All right, maybe “Independence Day” was even more implausible than this. But audiences actually cared for the people in that film – and yes, actually cheered when the alien ships went down. Emmerich’s fatal blunder in “The Day After Tomorrow” was pitting the good guys against … the weather? Somehow you just don’t get that sense of triumph in the end.
And if his intention was for viewers to suddenly realize, “Oh my God – we’re the bad guys! We caused this disaster with our irresponsible consumption of the Earth’s natural resources!” then I have news for you, Mr. Emmerich: Everyone who just saw your movie got into their gas-powered cars and drove home.
“The Day After Tomorrow”
Rated PG-13 for intense situations of peril
Starring: Dennis Quaid, Jake Gyllenhaal, Emmy Rossum, Sela Ward
Directed by: Roland Emmerich
Length: Two hours four minutes
Now playing at: Astoria Gateway Cinemas, Cannes Cinema in Seaside
Short take: Despite some impressive panoramas, this flick is one big disaster, literally and figuratively.
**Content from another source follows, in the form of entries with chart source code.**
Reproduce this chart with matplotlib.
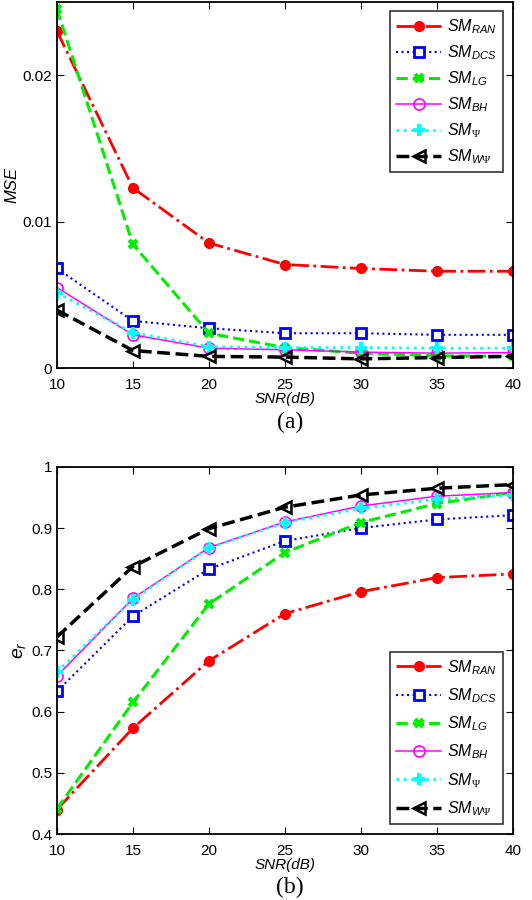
import matplotlib
matplotlib.use('Agg')
import matplotlib.pyplot as plt

plt.rcParams['font.family'] = ['Liberation Sans', 'DejaVu Sans']
plt.rcParams['mathtext.fontset'] = 'custom'
plt.rcParams['mathtext.it'] = 'Liberation Sans:italic'
plt.rcParams['mathtext.rm'] = 'Liberation Serif'

snr = [10, 15, 20, 25, 30, 35, 40]

# MSE, panel (a)
mse_ran = [0.0230, 0.0123, 0.00854, 0.00707, 0.00680, 0.00661, 0.00661]
mse_dcs = [0.0068, 0.00322, 0.00272, 0.00238, 0.00238, 0.00227, 0.00227]
mse_lg = [0.0245, 0.00845, 0.00238, 0.00140, 0.00102, 0.00084, 0.00080]
mse_bh = [0.0055, 0.00227, 0.00136, 0.00125, 0.00109, 0.00102, 0.00106]
mse_psi = [0.00514, 0.00242, 0.00147, 0.00140, 0.00140, 0.00136, 0.00136]
mse_wpsi = [0.00396, 0.00120, 0.00080, 0.00075, 0.00063, 0.00072, 0.00080]

# e_r, panel (b)
er_ran = [0.440, 0.573, 0.683, 0.760, 0.796, 0.819, 0.825]
er_dcs = [0.633, 0.756, 0.833, 0.879, 0.900, 0.914, 0.921]
er_lg = [0.441, 0.615, 0.776, 0.860, 0.909, 0.940, 0.958]
er_bh = [0.658, 0.785, 0.868, 0.910, 0.936, 0.952, 0.958]
er_psi = [0.665, 0.783, 0.868, 0.909, 0.932, 0.947, 0.954]
er_wpsi = [0.722, 0.837, 0.899, 0.934, 0.954, 0.965, 0.971]

labels = [r'$SM_{RAN}$', r'$SM_{DCS}$', r'$SM_{LG}$', r'$SM_{BH}$',
          r'$SM_{\Psi}$', r'$SM_{W\Psi}$']

styles = [
    dict(color='red', ls='-.', lw=2, marker='o', ms=7, mfc='red', mec='red'),
    dict(color='blue', ls=':', lw=1.5, marker='s', ms=7, mfc='white', mec='blue', mew=2),
    dict(color='#00ee00', ls='--', lw=2.2, marker='x', ms=6, mec='#00ee00', mew=3),
    dict(color='magenta', ls='-', lw=1.1, marker='o', ms=8, mfc='none', mec='magenta', mew=1.2),
    dict(color='cyan', ls=':', lw=2, marker='+', ms=9, mec='cyan', mew=3),
    dict(color='black', ls='--', lw=2.5, marker='<', ms=9, mfc='none', mec='black', mew=1.8),
]

fig = plt.figure(figsize=(5.32, 9), dpi=100)
ax1 = fig.add_axes([0.107, 0.591, 0.857, 0.407])
ax2 = fig.add_axes([0.107, 0.0733, 0.857, 0.408])

for ys, st, lab in zip([mse_ran, mse_dcs, mse_lg, mse_bh, mse_psi, mse_wpsi], styles, labels):
    ax1.plot(snr, ys, label=lab, **st)
for ys, st, lab in zip([er_ran, er_dcs, er_lg, er_bh, er_psi, er_wpsi], styles, labels):
    ax2.plot(snr, ys, label=lab, **st)

ax1.set_xlim(10, 40)
ax1.set_ylim(0, 0.025)
ax1.set_yticks([0, 0.01, 0.02])
ax1.set_yticklabels(['0', '0.01', '0.02'])
ax1.set_ylabel('MSE', fontstyle='italic', fontsize=12, labelpad=2)

ax2.set_xlim(10, 40)
ax2.set_ylim(0.4, 1)
ax2.set_yticks([0.4, 0.5, 0.6, 0.7, 0.8, 0.9, 1])
ax2.set_yticklabels(['0.4', '0.5', '0.6', '0.7', '0.8', '0.9', '1'])
ax2.set_ylabel(r'$e_r$', fontsize=14, labelpad=2)

for ax in (ax1, ax2):
    ax.set_xticks(snr)
    ax.tick_params(direction='in', top=True, right=True, labelsize=11, length=5, width=0.8)
    ax.tick_params(axis='x', pad=7)
    ax.set_xlabel('SNR(dB)', fontstyle='italic', fontsize=11, labelpad=0)
    for sp in ax.spines.values():
        sp.set_linewidth(1.3)

leg1 = ax1.legend(loc='upper right', fontsize=11.5, handlelength=2.8, frameon=True,
                  fancybox=False, edgecolor='black', borderaxespad=0.6,
                  labelspacing=0.45, handletextpad=0.4, borderpad=0.4)
leg1.get_frame().set_linewidth(1.2)
leg2 = ax2.legend(loc='lower right', fontsize=11.5, handlelength=2.8, frameon=True,
                  fancybox=False, edgecolor='black', borderaxespad=0.6,
                  labelspacing=0.6, handletextpad=0.4, borderpad=0.4)
leg2.get_frame().set_linewidth(1.2)

fig.text(0.545, 1 - 422 / 900, '(a)', family='Liberation Serif', fontsize=17, ha='center', va='center')
fig.text(0.545, 1 - 887 / 900, '(b)', family='Liberation Serif', fontsize=17, ha='center', va='center')

fig.savefig('out.png', dpi=100)
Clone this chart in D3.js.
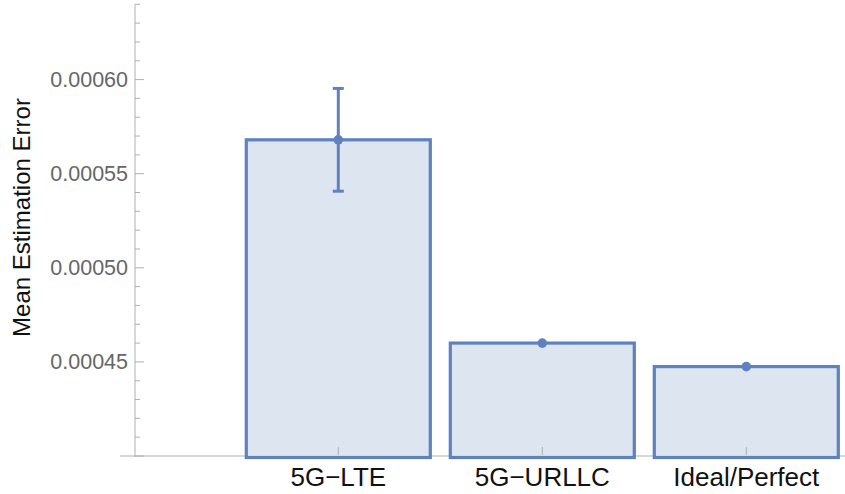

Audiences won’t appreciate the chasms in the plot or the tepid characters, not to mention being slammed with overt environmental messages for two hours.
Rating: Two stars (out of four)
Movie trivia: Writer/director Roland Emmerich paid $200,000 out of his own pocket to make “The Day after Tomorrow” the first what?
Answer: “The Day after Tomorrow” is the first “carbon-neutral” film in Hollywood – all carbon dioxide emitted by the production is offset by the planting of trees and investments in renewable energy.